## CHALLENGE
Skip all pictures, then copy the lines from the start of the data through the line with "(0,0) rectangle (1359,624);", keeping both ends.
— Begin —
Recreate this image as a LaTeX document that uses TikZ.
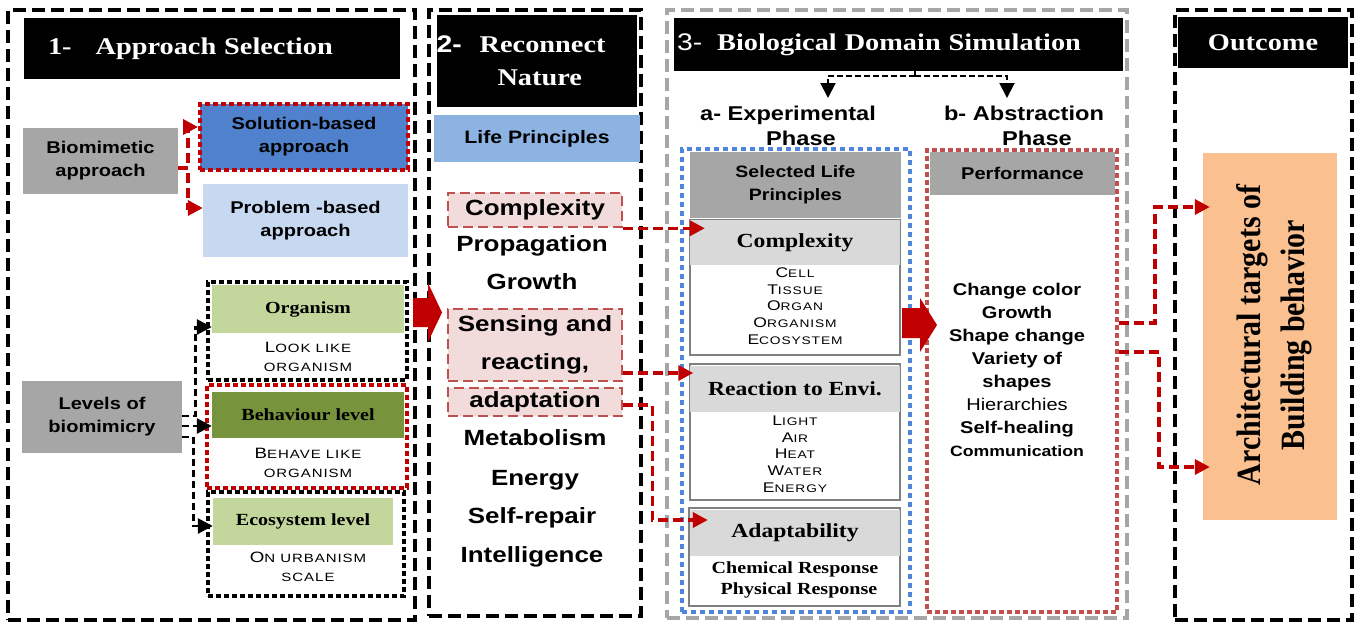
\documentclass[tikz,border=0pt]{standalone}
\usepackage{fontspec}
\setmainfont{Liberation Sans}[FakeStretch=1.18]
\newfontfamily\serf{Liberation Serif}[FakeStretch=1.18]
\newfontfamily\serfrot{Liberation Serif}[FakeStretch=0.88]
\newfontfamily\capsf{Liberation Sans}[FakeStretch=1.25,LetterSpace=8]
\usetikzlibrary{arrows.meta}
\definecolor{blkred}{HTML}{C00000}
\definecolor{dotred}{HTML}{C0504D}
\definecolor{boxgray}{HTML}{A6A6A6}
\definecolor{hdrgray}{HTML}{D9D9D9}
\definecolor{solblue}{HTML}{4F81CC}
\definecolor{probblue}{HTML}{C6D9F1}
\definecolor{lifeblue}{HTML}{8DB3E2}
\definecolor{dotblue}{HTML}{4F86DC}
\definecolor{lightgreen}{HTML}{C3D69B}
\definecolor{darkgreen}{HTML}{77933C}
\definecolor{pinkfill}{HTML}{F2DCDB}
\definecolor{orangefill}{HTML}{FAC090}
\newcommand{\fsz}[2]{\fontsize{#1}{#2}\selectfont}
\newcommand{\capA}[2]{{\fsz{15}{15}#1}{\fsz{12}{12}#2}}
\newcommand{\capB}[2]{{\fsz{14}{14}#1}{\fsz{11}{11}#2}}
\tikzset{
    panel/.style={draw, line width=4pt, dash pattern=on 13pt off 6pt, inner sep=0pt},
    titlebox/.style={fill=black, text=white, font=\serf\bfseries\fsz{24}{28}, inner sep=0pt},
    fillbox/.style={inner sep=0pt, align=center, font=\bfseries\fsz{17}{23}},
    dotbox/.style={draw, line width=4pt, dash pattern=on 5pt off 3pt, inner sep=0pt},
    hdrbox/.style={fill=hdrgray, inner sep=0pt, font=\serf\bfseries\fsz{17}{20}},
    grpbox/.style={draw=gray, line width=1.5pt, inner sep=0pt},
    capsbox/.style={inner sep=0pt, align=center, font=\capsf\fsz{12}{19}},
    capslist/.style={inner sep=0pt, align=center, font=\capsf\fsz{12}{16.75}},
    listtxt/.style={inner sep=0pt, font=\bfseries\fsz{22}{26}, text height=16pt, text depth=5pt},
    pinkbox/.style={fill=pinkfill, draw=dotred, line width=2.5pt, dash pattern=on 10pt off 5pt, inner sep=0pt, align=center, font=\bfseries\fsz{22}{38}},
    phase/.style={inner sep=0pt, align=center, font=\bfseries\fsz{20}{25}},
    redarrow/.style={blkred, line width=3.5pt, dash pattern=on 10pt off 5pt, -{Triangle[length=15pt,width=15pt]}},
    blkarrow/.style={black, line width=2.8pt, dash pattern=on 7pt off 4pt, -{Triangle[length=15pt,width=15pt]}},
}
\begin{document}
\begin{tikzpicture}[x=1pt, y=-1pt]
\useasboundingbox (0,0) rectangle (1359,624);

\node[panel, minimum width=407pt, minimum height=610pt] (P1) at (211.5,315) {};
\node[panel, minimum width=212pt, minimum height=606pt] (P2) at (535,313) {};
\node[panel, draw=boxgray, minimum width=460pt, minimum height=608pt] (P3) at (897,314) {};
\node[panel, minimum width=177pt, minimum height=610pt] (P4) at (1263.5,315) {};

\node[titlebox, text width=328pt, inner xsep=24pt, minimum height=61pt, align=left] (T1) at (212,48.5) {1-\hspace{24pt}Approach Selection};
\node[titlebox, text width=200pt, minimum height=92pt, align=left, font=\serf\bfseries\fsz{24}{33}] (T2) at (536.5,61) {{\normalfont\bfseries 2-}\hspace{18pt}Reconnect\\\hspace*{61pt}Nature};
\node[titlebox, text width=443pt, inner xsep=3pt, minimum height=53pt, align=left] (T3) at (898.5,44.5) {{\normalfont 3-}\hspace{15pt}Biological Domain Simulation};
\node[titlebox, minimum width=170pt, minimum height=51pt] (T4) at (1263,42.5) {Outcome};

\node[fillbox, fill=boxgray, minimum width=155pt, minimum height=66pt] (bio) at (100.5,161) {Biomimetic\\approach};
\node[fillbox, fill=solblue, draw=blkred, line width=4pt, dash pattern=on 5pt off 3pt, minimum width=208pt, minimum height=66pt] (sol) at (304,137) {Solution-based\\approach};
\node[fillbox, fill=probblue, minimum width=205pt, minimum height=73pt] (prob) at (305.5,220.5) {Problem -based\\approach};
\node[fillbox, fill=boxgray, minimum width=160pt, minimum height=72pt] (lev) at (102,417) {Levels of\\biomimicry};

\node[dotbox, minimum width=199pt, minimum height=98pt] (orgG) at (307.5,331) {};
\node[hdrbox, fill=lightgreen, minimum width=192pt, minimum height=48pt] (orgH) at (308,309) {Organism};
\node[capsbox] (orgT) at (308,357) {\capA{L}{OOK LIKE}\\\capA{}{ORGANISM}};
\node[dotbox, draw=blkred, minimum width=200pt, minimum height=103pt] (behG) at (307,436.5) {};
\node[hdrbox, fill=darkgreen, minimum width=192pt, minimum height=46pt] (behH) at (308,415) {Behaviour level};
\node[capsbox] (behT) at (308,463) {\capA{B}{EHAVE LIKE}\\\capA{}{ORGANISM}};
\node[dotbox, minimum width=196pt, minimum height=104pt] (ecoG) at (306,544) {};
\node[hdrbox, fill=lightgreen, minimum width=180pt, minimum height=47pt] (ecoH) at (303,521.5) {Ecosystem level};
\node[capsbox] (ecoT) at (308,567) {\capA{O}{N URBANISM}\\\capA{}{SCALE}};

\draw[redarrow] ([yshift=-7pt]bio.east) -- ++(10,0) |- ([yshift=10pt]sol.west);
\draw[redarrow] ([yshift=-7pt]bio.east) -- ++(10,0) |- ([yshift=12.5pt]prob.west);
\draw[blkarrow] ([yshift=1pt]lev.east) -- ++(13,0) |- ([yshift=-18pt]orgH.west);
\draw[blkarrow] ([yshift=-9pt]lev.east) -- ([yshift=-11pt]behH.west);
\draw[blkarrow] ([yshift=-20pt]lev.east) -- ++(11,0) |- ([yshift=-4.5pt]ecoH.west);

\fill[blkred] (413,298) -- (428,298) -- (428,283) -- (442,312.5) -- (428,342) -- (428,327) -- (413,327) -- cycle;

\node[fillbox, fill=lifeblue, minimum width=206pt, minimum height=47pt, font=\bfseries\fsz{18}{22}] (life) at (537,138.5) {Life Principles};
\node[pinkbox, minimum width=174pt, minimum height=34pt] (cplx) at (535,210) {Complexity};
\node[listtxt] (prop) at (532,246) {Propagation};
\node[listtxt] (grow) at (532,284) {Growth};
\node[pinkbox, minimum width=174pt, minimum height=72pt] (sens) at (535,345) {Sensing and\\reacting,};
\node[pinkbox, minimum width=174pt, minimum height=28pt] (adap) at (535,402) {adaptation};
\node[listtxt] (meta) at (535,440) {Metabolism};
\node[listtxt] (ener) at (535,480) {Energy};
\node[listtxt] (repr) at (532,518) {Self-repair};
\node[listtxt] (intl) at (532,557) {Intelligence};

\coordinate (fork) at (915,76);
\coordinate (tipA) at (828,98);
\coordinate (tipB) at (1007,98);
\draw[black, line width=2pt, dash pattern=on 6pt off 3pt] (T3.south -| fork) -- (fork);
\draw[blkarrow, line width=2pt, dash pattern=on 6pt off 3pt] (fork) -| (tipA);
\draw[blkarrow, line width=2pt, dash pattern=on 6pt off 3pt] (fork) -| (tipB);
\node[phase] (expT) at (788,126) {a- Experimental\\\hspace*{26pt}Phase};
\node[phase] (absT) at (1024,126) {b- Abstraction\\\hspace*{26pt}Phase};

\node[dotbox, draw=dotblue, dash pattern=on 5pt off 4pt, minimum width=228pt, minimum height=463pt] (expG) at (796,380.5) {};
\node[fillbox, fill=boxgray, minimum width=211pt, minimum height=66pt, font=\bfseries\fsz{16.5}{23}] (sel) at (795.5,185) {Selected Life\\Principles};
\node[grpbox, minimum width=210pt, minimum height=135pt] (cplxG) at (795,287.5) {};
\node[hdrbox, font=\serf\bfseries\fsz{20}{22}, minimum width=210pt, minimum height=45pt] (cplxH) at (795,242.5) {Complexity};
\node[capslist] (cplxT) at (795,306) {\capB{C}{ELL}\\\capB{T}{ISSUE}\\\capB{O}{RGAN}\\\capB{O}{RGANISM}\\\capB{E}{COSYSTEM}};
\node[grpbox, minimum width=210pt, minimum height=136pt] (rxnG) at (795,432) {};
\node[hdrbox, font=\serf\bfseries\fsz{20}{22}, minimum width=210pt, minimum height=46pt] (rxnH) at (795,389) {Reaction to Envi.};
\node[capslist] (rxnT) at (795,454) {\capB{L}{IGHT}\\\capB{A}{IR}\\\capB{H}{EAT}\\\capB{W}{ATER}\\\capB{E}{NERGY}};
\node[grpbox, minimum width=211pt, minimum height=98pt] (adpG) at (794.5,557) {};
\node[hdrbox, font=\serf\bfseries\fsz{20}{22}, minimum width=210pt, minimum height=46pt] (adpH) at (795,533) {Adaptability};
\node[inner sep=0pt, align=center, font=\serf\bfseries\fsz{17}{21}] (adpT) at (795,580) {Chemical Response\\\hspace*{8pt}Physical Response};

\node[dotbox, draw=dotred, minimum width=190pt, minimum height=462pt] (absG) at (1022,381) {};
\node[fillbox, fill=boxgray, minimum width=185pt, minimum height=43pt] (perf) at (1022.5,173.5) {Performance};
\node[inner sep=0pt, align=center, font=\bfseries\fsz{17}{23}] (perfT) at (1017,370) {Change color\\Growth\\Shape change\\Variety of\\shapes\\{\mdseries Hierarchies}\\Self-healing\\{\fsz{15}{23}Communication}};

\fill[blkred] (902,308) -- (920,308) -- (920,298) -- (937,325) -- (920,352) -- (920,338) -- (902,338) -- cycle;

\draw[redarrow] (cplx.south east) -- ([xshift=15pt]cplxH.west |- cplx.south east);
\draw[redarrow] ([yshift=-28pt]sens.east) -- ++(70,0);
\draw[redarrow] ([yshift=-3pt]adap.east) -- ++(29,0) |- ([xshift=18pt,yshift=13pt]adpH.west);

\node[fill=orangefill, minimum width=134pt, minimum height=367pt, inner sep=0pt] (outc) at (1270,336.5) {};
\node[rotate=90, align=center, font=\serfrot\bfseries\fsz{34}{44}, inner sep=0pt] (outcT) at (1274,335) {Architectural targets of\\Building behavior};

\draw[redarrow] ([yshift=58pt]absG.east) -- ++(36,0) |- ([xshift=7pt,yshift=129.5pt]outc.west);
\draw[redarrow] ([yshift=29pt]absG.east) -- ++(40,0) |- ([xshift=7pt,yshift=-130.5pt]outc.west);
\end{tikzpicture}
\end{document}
— End —
## COMPLETED TASK
Recreate this image as a LaTeX document that uses TikZ.
\documentclass[tikz,border=0pt]{standalone}
\usepackage{fontspec}
\setmainfont{Liberation Sans}[FakeStretch=1.18]
\newfontfamily\serf{Liberation Serif}[FakeStretch=1.18]
\newfontfamily\serfrot{Liberation Serif}[FakeStretch=0.88]
\newfontfamily\capsf{Liberation Sans}[FakeStretch=1.25,LetterSpace=8]
\usetikzlibrary{arrows.meta}
\definecolor{blkred}{HTML}{C00000}
\definecolor{dotred}{HTML}{C0504D}
\definecolor{boxgray}{HTML}{A6A6A6}
\definecolor{hdrgray}{HTML}{D9D9D9}
\definecolor{solblue}{HTML}{4F81CC}
\definecolor{probblue}{HTML}{C6D9F1}
\definecolor{lifeblue}{HTML}{8DB3E2}
\definecolor{dotblue}{HTML}{4F86DC}
\definecolor{lightgreen}{HTML}{C3D69B}
\definecolor{darkgreen}{HTML}{77933C}
\definecolor{pinkfill}{HTML}{F2DCDB}
\definecolor{orangefill}{HTML}{FAC090}
\newcommand{\fsz}[2]{\fontsize{#1}{#2}\selectfont}
\newcommand{\capA}[2]{{\fsz{15}{15}#1}{\fsz{12}{12}#2}}
\newcommand{\capB}[2]{{\fsz{14}{14}#1}{\fsz{11}{11}#2}}
\tikzset{
    panel/.style={draw, line width=4pt, dash pattern=on 13pt off 6pt, inner sep=0pt},
    titlebox/.style={fill=black, text=white, font=\serf\bfseries\fsz{24}{28}, inner sep=0pt},
    fillbox/.style={inner sep=0pt, align=center, font=\bfseries\fsz{17}{23}},
    dotbox/.style={draw, line width=4pt, dash pattern=on 5pt off 3pt, inner sep=0pt},
    hdrbox/.style={fill=hdrgray, inner sep=0pt, font=\serf\bfseries\fsz{17}{20}},
    grpbox/.style={draw=gray, line width=1.5pt, inner sep=0pt},
    capsbox/.style={inner sep=0pt, align=center, font=\capsf\fsz{12}{19}},
    capslist/.style={inner sep=0pt, align=center, font=\capsf\fsz{12}{16.75}},
    listtxt/.style={inner sep=0pt, font=\bfseries\fsz{22}{26}, text height=16pt, text depth=5pt},
    pinkbox/.style={fill=pinkfill, draw=dotred, line width=2.5pt, dash pattern=on 10pt off 5pt, inner sep=0pt, align=center, font=\bfseries\fsz{22}{38}},
    phase/.style={inner sep=0pt, align=center, font=\bfseries\fsz{20}{25}},
    redarrow/.style={blkred, line width=3.5pt, dash pattern=on 10pt off 5pt, -{Triangle[length=15pt,width=15pt]}},
    blkarrow/.style={black, line width=2.8pt, dash pattern=on 7pt off 4pt, -{Triangle[length=15pt,width=15pt]}},
}
\begin{document}
\begin{tikzpicture}[x=1pt, y=-1pt]
\useasboundingbox (0,0) rectangle (1359,624);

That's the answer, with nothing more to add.